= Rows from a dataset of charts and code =
╭──
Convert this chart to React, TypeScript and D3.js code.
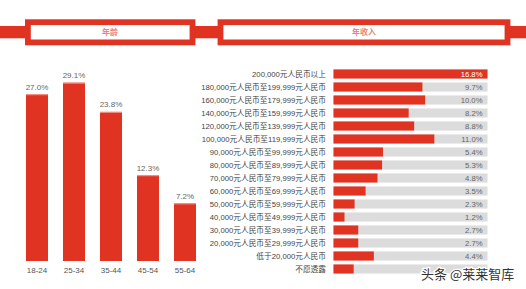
import React from "react";
import * as d3 from "d3";

const ageCats = ["18-24", "25-34", "35-44", "45-54", "55-64"];
const ageValues = [27.0, 29.1, 23.8, 12.3, 7.2];
const ageLabels = ["27.0%", "29.1%", "23.8%", "12.3%", "7.2%"];

const incomeCats = [
  "200,000元人民币以上",
  "180,000元人民币至199,999元人民币",
  "160,000元人民币至179,999元人民币",
  "140,000元人民币至159,999元人民币",
  "120,000元人民币至139,999元人民币",
  "100,000元人民币至119,999元人民币",
  "90,000元人民币至99,999元人民币",
  "80,000元人民币至89,999元人民币",
  "70,000元人民币至79,999元人民币",
  "60,000元人民币至69,999元人民币",
  "50,000元人民币至59,999元人民币",
  "40,000元人民币至49,999元人民币",
  "30,000元人民币至39,999元人民币",
  "20,000元人民币至29,999元人民币",
  "低于20,000元人民币",
  "不愿透露",
];
const incomeValues = [16.8, 9.7, 10.0, 8.2, 8.8, 11.0, 5.4, 5.3, 4.8, 3.5, 2.3, 1.2, 2.7, 2.7, 4.4, 2.2];
const incomeLabels = ["16.8%", "9.7%", "10.0%", "8.2%", "8.8%", "11.0%", "5.4%", "5.3%", "4.8%", "3.5%", "2.3%", "1.2%", "2.7%", "2.7%", "4.4%", ""];

const titles = ["年龄", "年收入"];

const RED = "#e03322";
const TRACK = "#dcdcdc";
const FONT = "'Liberation Sans', Arial, 'Noto Sans CJK SC', sans-serif";

export default function App() {
  const W = 526, H = 289;

  const ax = d3.scaleBand<string>().domain(ageCats).range([18.5, 203.5]).paddingInner(0.405).paddingOuter(0.2025);
  const ay = d3.scaleLinear().domain([-3.27, 30]).range([261, 77.7]);

  const iy = d3.scaleBand<string>().domain(incomeCats).range([67.5, 275.5]).paddingInner(0.3).paddingOuter(0.15);
  const ix = d3.scaleLinear().domain([0, 16.8]).range([333.5, 487.5]);

  return (
    <svg width={W} height={H} style={{ position: "absolute", left: 0, top: 0, background: "#fff" }} fontFamily={FONT}>
      <rect x={0} y={0} width={W} height={H} fill="#fff" />
      {/* header band */}
      <rect x={0} y={26} width={W} height={12.3} fill={RED} />
      <rect x={27.9} y={22.2} width={164.6} height={20.2} fill="#fff" stroke={RED} strokeWidth={5.8} />
      <rect x={220.5} y={22.2} width={287} height={20.2} fill="#fff" stroke={RED} strokeWidth={5.8} />
      <text x={110} y={35} textAnchor="middle" fontSize={8} fontWeight="bold" fill="#ee8378">{titles[0]}</text>
      <text x={364} y={35} textAnchor="middle" fontSize={8} fontWeight="bold" fill="#ee8378">{titles[1]}</text>

      {/* age bars */}
      {ageCats.map((c, i) => (
        <g key={c}>
          <rect x={ax(c)} y={ay(ageValues[i])} width={ax.bandwidth()} height={ay(-3.27) - ay(ageValues[i])} fill={RED} />
          <line x1={ax(c)} x2={(ax(c) as number) + ax.bandwidth()} y1={ay(ageValues[i]) + 0.5} y2={ay(ageValues[i]) + 0.5} stroke="#f29a90" strokeWidth={1} />
          <text x={(ax(c) as number) + ax.bandwidth() / 2} y={ay(ageValues[i]) - 4.5} textAnchor="middle" fontSize={8} fill="#666">{ageLabels[i]}</text>
          <text x={(ax(c) as number) + ax.bandwidth() / 2} y={273} textAnchor="middle" fontSize={8} fill="#555">{c}</text>
        </g>
      ))}

      {/* income bars */}
      {incomeCats.map((c, i) => {
        const y0 = iy(c) as number;
        const bw = iy.bandwidth();
        return (
          <g key={c}>
            <rect x={ix(0)} y={y0} width={ix(16.8) - ix(0)} height={bw} fill={TRACK} />
            <rect x={ix(0)} y={y0} width={ix(incomeValues[i]) - ix(0)} height={bw} fill={RED} />
            <text x={326} y={y0 + bw / 2 + 2.8} textAnchor="end" fontSize={7.7} fill="#444">{c}</text>
            {incomeLabels[i] && (
              <text x={482.5} y={y0 + bw / 2 + 2.8} textAnchor="end" fontSize={7.7} fill={i === 0 ? "#fff" : "#666"}>{incomeLabels[i]}</text>
            )}
          </g>
        );
      })}

      {/* watermark */}
      <text x={421} y={279} fontSize={13} fill="#333" stroke="#fff" strokeWidth={2.5} paintOrder="stroke" fontFamily="'Noto Sans CJK SC', sans-serif">头条 @莱莱智库</text>
    </svg>
  );
}
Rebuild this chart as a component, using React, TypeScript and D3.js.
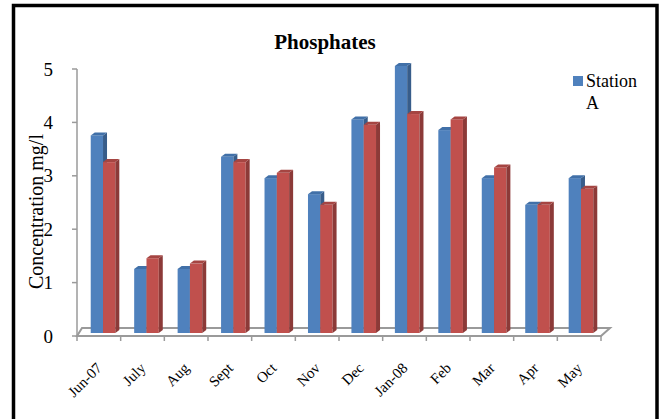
import React from "react";
import * as d3 from "d3";

// Monthly phosphate concentration, two sampling stations
const categories = ["Jun-07", "July", "Aug", "Sept", "Oct", "Nov", "Dec", "Jan-08", "Feb", "Mar", "Apr", "May"];
const stationA = [3.7, 1.2, 1.2, 3.3, 2.9, 2.6, 4.0, 5.0, 3.8, 2.9, 2.4, 2.9];
const stationB = [3.2, 1.4, 1.3, 3.2, 3.0, 2.4, 3.9, 4.1, 4.0, 3.1, 2.4, 2.7];
const yTicks = [0, 1, 2, 3, 4, 5];
const legendLabel = "Station A";
const chartTitle = "Phosphates";
const yTitle = "Concentration mg/l";

const W = 662;
const H = 419;
const FONT = "'Liberation Serif', 'Times New Roman', serif";
const AXIS_GRAY = "#9a9a9a";

const y = d3.scaleLinear().domain([0, 5]).range([336, 69]);
const xAxis = d3.scaleBand().domain(categories).range([77, 601]);
const xBars = d3.scaleBand().domain(categories).range([81.3, 602.7]);

const BAR_W = 12.3;
const PLANE_DY = -3; // bars stand a little behind the front edge of the floor
const DEPTH = { dx: 4, dy: -3 };

const blue = { front: "#4f81bd", side: "#385d8a", top: "#4170a8" };
const red = { front: "#c0504d", side: "#8c3a38", top: "#a54542" };

type Palette = { front: string; side: string; top: string };

function Bar3D({ x0, v, c }: { x0: number; v: number; c: Palette }) {
  const top = y(v) + PLANE_DY;
  const base = y(0) + PLANE_DY;
  const x1 = x0 + BAR_W;
  const { dx, dy } = DEPTH;
  return (
    <g>
      <rect x={x0} y={top} width={BAR_W} height={base - top} fill={c.front} />
      <polygon
        points={`${x1},${top} ${x1 + dx},${top + dy} ${x1 + dx},${base + dy} ${x1},${base}`}
        fill={c.side}
      />
      <polygon
        points={`${x0},${top} ${x0 + dx},${top + dy} ${x1 + dx},${top + dy} ${x1},${top}`}
        fill={c.top}
      />
    </g>
  );
}

export default function App() {
  const [ax0, ax1] = xAxis.range();
  const y0 = y(0);
  const floor = `${ax0},${y0} ${ax1},${y0} ${ax1 + 9},${y0 - 8} ${ax0 + 5},${y0 - 8}`;
  const boundaries = d3.range(categories.length + 1).map((i) => ax0 + i * xAxis.step());

  return (
    <svg
      width={W}
      height={H}
      style={{ position: "fixed", left: 0, top: 0, background: "#fff" }}
      fontFamily={FONT}
    >
      <rect x={0} y={0} width={W} height={H} fill="#fff" />
      {/* outer frame */}
      <rect x={13.5} y={5.5} width={643.5} height={430} fill="none" stroke="#000" strokeWidth={3.5} />

      <text x={325} y={49} textAnchor="middle" fontSize={21} fontWeight="bold">
        {chartTitle}
      </text>

      {/* floor */}
      <polygon points={floor} fill="none" stroke={AXIS_GRAY} strokeWidth={2} />
      {boundaries.map((bx, i) => (
        <line key={i} x1={bx} x2={bx} y1={y0} y2={y0 + 5} stroke={AXIS_GRAY} strokeWidth={1.5} />
      ))}

      {/* value axis */}
      <line x1={ax0} x2={ax0} y1={y(5)} y2={y0} stroke={AXIS_GRAY} strokeWidth={1.5} />
      {yTicks.map((t) => (
        <g key={t}>
          <line x1={ax0 - 5} x2={ax0} y1={y(t)} y2={y(t)} stroke={AXIS_GRAY} strokeWidth={1.5} />
          <text x={53} y={y(t) + 6.5} textAnchor="end" fontSize={19}>
            {t}
          </text>
        </g>
      ))}

      {/* bars */}
      {categories.map((cat, i) => {
        const gc = (xBars(cat) as number) + xBars.bandwidth() / 2;
        return (
          <g key={cat}>
            <Bar3D x0={gc - BAR_W} v={stationA[i]} c={blue} />
            <Bar3D x0={gc} v={stationB[i]} c={red} />
          </g>
        );
      })}

      <text transform={`translate(43,211.5) rotate(-90)`} textAnchor="middle" fontSize={20}>
        {yTitle}
      </text>

      {/* category labels */}
      {categories.map((cat) => {
        const cx = (xAxis(cat) as number) + xAxis.bandwidth() / 2;
        return (
          <text
            key={cat}
            transform={`translate(${cx + 4},369) rotate(-45)`}
            textAnchor="end"
            fontSize={15}
          >
            {cat}
          </text>
        );
      })}

      {/* legend */}
      <rect x={573} y={76} width={10} height={10} fill={blue.front} />
      <text x={586} y={86.7} fontSize={18}>
        {legendLabel.split(" ")[0]}
      </text>
      <text x={586} y={109.3} fontSize={18}>
        {legendLabel.split(" ")[1]}
      </text>
    </svg>
  );
}
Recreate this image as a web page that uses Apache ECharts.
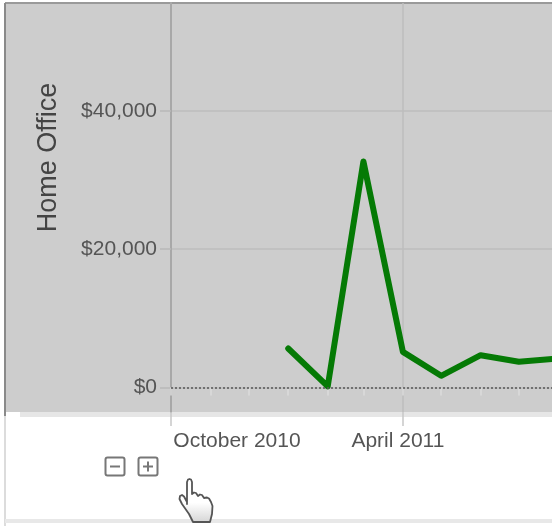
<!DOCTYPE html>
<html><head><meta charset="utf-8">
<style>html,body{margin:0;padding:0;background:#fff}#c{width:552px;height:526px}</style>
<script src="https://cdn.jsdelivr.net/npm/echarts@6/dist/echarts.min.js"></script>
</head><body><div id="c"></div>
<script>
const dates = ['2011-01-01','2011-02-01','2011-03-01','2011-04-01','2011-05-01','2011-06-01','2011-07-01','2011-08-01'];
const sales = [5650,170,32680,5160,1700,4680,3720,4200];
const yTicks = [0,20000,40000];
const monthTicks = ['2010-10-01','2010-11-01','2010-12-01','2011-01-01','2011-02-01','2011-03-01','2011-04-01','2011-05-01','2011-06-01','2011-07-01'];
const majorTicks = ['2010-10-01','2011-04-01'];
const majorLabels = {'2010-10-01':'October 2010','2011-04-01':'April 2011'};
const seriesName = 'Home Office';
const ts = s => new Date(s+'T00:00:00Z').getTime();
const xMin = ts('2010-10-01'), xMax = ts('2011-07-27');
const font = '"Liberation Sans", Arial, sans-serif';
const chart = echarts.init(document.getElementById('c'), null, {renderer:'canvas'});
chart.setOption({
  animation:false,
  backgroundColor:'#fff',
  grid:{left:171,right:0,top:3,bottom:114,containLabel:false},
  xAxis:[
    {type:'value',min:xMin,max:xMax,scale:true,
     axisLine:{show:false},
     axisTick:{show:true,length:8,customValues:monthTicks.map(ts),lineStyle:{color:'#dcdcdc',width:1.5}},
     axisLabel:{show:false},splitLine:{show:false}},
    {type:'value',min:xMin,max:xMax,scale:true,position:'bottom',
     axisLine:{show:false},
     axisTick:{show:true,length:14,customValues:majorTicks.map(ts),lineStyle:{color:'#c8c8c8',width:1.5}},
     axisLabel:{show:true,customValues:majorTicks.map(ts),margin:19,fontFamily:font,fontSize:21,color:'#555',hideOverlap:false,
       showMinLabel:true,showMaxLabel:true,
       formatter:v=>{
         const k=new Date(v).toISOString().slice(0,10);
         return k==='2010-10-01'?'{a|'+majorLabels[k]+'}':'{b|'+majorLabels[k]+'}';
       },
       rich:{a:{padding:[0,0,0,132],fontFamily:font,fontSize:21,color:'#555'},b:{padding:[0,10,0,0],fontFamily:font,fontSize:21,color:'#555'}}},
     splitLine:{show:true,lineStyle:{color:'#bdbdbd',width:1.5}}}
  ],
  yAxis:{type:'value',min:-3530,max:55570,
    name:seriesName,nameLocation:'middle',nameGap:109,nameRotate:90,
    nameTextStyle:{fontFamily:font,fontSize:27,color:'#444',padding:[0,0,0,100]},
    axisLine:{show:true,onZero:false,lineStyle:{color:'#a8a8a8',width:2}},
    axisTick:{show:true,length:11,customValues:yTicks,lineStyle:{color:'#b8b8b8',width:1.5}},
    axisLabel:{customValues:yTicks,margin:14,fontFamily:font,fontSize:21,color:'#555',
      showMinLabel:true,showMaxLabel:true,
      formatter:v=>'$'+v.toLocaleString('en-US')},
    splitLine:{show:true,lineStyle:{color:'#bdbdbd',width:1.5}}},
  graphic:[
    {type:'rect',z:-10,shape:{x:5,y:3,width:547,height:409},style:{fill:'#cdcdcd'}},
    {type:'rect',z:-9,shape:{x:20,y:412,width:532,height:5},style:{fill:'#e6e6e6'}},
    {type:'line',z:-8,shape:{x1:5,y1:3,x2:552,y2:3},style:{stroke:'#9a9a9a',lineWidth:2}},
    {type:'line',z:-8,shape:{x1:5,y1:3,x2:5,y2:416},style:{stroke:'#8a8a8a',lineWidth:2}},
    {type:'line',z:-8,shape:{x1:5,y1:416,x2:5,y2:526},style:{stroke:'#dcdcdc',lineWidth:2}},
    {type:'rect',z:-8,shape:{x:5,y:519,width:547,height:4},style:{fill:'#e8e8e8'}},
    {type:'rect',z:5,shape:{x:105.5,y:457.5,width:19,height:18,r:2},style:{fill:'#fff',stroke:'#777',lineWidth:2}},
    {type:'line',z:5,shape:{x1:110,y1:466.5,x2:120,y2:466.5},style:{stroke:'#777',lineWidth:2}},
    {type:'rect',z:5,shape:{x:138.5,y:457.5,width:19,height:18,r:2},style:{fill:'#fff',stroke:'#777',lineWidth:2}},
    {type:'line',z:5,shape:{x1:143,y1:466.5,x2:153,y2:466.5},style:{stroke:'#777',lineWidth:2}},
    {type:'line',z:5,shape:{x1:148,y1:461.5,x2:148,y2:471.5},style:{stroke:'#777',lineWidth:2}},
    {type:'polygon',z:6,x:179,y:478,
      shape:{points:[[8,26],[8,4],[9,1.5],[10.5,1],[12,1.5],[13,4],[13,16],[15,14.5],[17,15],[19,18],[21,16.5],[23,17],[25,20],[28,19.5],[30,20.5],[32,24],[33.5,28],[33,36],[31,44],[14,44],[10,36],[3,26],[0.5,21],[1,18],[3,17],[5,18.5],[8,24]]},
      style:{fill:{type:'linear',x:0,y:0,x2:0,y2:1,colorStops:[{offset:0,color:'#fff'},{offset:0.55,color:'#fff'},{offset:1,color:'#d4d4d4'}]},stroke:'#555',lineWidth:1.8,lineJoin:'round'}}
  ],
  series:[{type:'line',name:seriesName,xAxisIndex:0,
    data:dates.map((d,i)=>[ts(d),sales[i]]),
    symbol:'none',clip:true,
    lineStyle:{color:'#057a05',width:6,join:'round',cap:'round'},
    markLine:{silent:true,symbol:'none',animation:false,label:{show:false},
      data:[{yAxis:0}],lineStyle:{color:'#555',type:[2,2],width:1.5}}}]
});
</script></body></html>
╰──
= TASK DIRECTIONS =
Emit the lines of the material exactly, from its first line to the line containing "d3.scaleLinear().domain([0, 16.8]).range([333.5, 487.5]);", inclusive; leave every picture out.

= WRITTEN ANSWER =
Convert this chart to React, TypeScript and D3.js code.
import React from "react";
import * as d3 from "d3";

const ageCats = ["18-24", "25-34", "35-44", "45-54", "55-64"];
const ageValues = [27.0, 29.1, 23.8, 12.3, 7.2];
const ageLabels = ["27.0%", "29.1%", "23.8%", "12.3%", "7.2%"];

const incomeCats = [
  "200,000元人民币以上",
  "180,000元人民币至199,999元人民币",
  "160,000元人民币至179,999元人民币",
  "140,000元人民币至159,999元人民币",
  "120,000元人民币至139,999元人民币",
  "100,000元人民币至119,999元人民币",
  "90,000元人民币至99,999元人民币",
  "80,000元人民币至89,999元人民币",
  "70,000元人民币至79,999元人民币",
  "60,000元人民币至69,999元人民币",
  "50,000元人民币至59,999元人民币",
  "40,000元人民币至49,999元人民币",
  "30,000元人民币至39,999元人民币",
  "20,000元人民币至29,999元人民币",
  "低于20,000元人民币",
  "不愿透露",
];
const incomeValues = [16.8, 9.7, 10.0, 8.2, 8.8, 11.0, 5.4, 5.3, 4.8, 3.5, 2.3, 1.2, 2.7, 2.7, 4.4, 2.2];
const incomeLabels = ["16.8%", "9.7%", "10.0%", "8.2%", "8.8%", "11.0%", "5.4%", "5.3%", "4.8%", "3.5%", "2.3%", "1.2%", "2.7%", "2.7%", "4.4%", ""];

const titles = ["年龄", "年收入"];

const RED = "#e03322";
const TRACK = "#dcdcdc";
const FONT = "'Liberation Sans', Arial, 'Noto Sans CJK SC', sans-serif";

export default function App() {
  const W = 526, H = 289;

  const ax = d3.scaleBand<string>().domain(ageCats).range([18.5, 203.5]).paddingInner(0.405).paddingOuter(0.2025);
  const ay = d3.scaleLinear().domain([-3.27, 30]).range([261, 77.7]);

  const iy = d3.scaleBand<string>().domain(incomeCats).range([67.5, 275.5]).paddingInner(0.3).paddingOuter(0.15);
  const ix = d3.scaleLinear().domain([0, 16.8]).range([333.5, 487.5]);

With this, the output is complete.